You who have read this can rejoin:
 
“I have read an account written by one who did know her, who knew her exceedingly well; and he said that all such stories were absolutely and utterly untrue—that it was quite impossible that she could have performed any of those fraudulent actions; she could not have deceived people in the way that was stated.”
 
I could give you many instances in which she was accused of deception, and I can tell you exactly what it was that really happened, and can assure you that there was no fraud whatever in the matter. That much I do know for myself. You may hear much of a certain report made by a Commissioner of the Society for Psychical Research, who went out to India to investigate her case. If anyone quotes that to you, you can tell them that I, who am still living, was in Adyar when that young man (a very conceited young man he was, I am sorry to say), came out to make his report, and I can tell you certain things about that report which show how unreliable it was, though I am sure that he was honest in his intention. I am told that many years later he acknowledged to our present President that if he had known as much about psychic matters in 1884 as he knew at the time of speaking, his report would have been very different.
 
He decided against H. P. B. in regard to the letters which came from the Masters, saying that she had written them herself. I have myself received such letters when she was thousands of miles away. I have seen them come in her presence, and I have seen them come when she was far away, and I know by irrefutable evidence that she did not write those letters. I tell you this because I think it is valuable for you to be able to say that you have seen or known of someone who is willing to bear personal testimony that there was no fraud about such things. The testimony of one eye-witness outweighs the prejudice of many people who, not being present, hear these things only at third or thirteenth hand.
 
Remember that, humanly speaking, without Madame Blavatsky there would have been no Theosophical Society, there would have been no presentation of all this glorious teaching to the people of the West. Perhaps there I am saying a little more than I should, because the Great Ones who stand behind made simultaneous efforts through two channels, Madame Blavatsky being one, and Dr.
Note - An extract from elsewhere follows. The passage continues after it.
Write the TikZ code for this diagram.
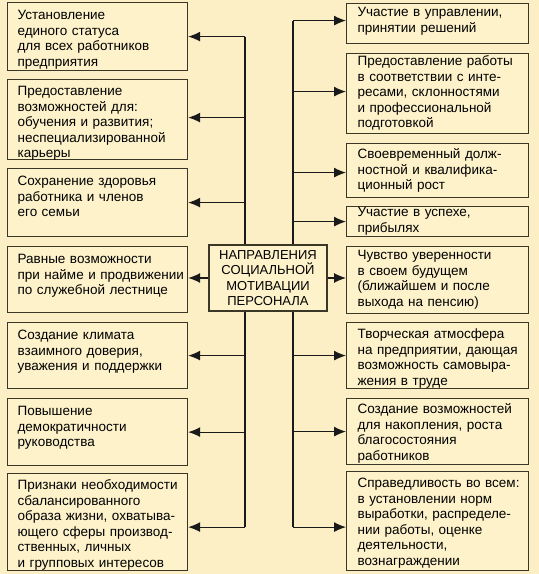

Anna Kingsford the other. I knew both of them. I can only say that while Dr. Kingsford’s presentation was wonderful and interesting, it has not made much impression, has not taken hold of the world to any appreciable extent; whereas the existence of the Theosophical Society shows what Madame Blavatsky’s presentation did.
 
Even the Theosophical Society shows only a small part of her work; for, for every member of this Society there may well be ten, twelve, or twenty non-members who have read the books and acquired much Theosophical knowledge. So her teaching has spread out of all proportion to the size of her Society. That is what Madame Blavatsky has done for us, and for the world, and for that we owe her our love and our gratitude. She told us always:
 
“These are the facts; but do not believe them because I say so. Use your own reason and common-sense; give life to the teaching, and prove it for yourselves. Don’t carp or grumble or criticize; work.”
 
We who accepted her challenge, we who followed her advice, soon found that her statements were justified, that her teachings were true. So to you, her followers of the present day, I would say: “Go you, and do likewise.”
 
See to it, all of you, that we never forget her—that on White Lotus Day every year, as she desired, we commemorate the occasion. She did not ask that anyone should speak of her, though our love and reverence lead us always to do that. She did not even ask that her own books should be read; but she did ask that something should be read from the Bhagavad-Gita and from The Light of Asia, and that is always done in every Theosophical Lodge unto this day, and I hope that it always will be, and that we shall never allow the memory of our Founder to pass from our minds. I should like you to realize the fact, and to keep it ever in your minds, that all that we have and all that we have learnt, through whatever form it may now be coming to us, we really owe to Madame Blavatsky.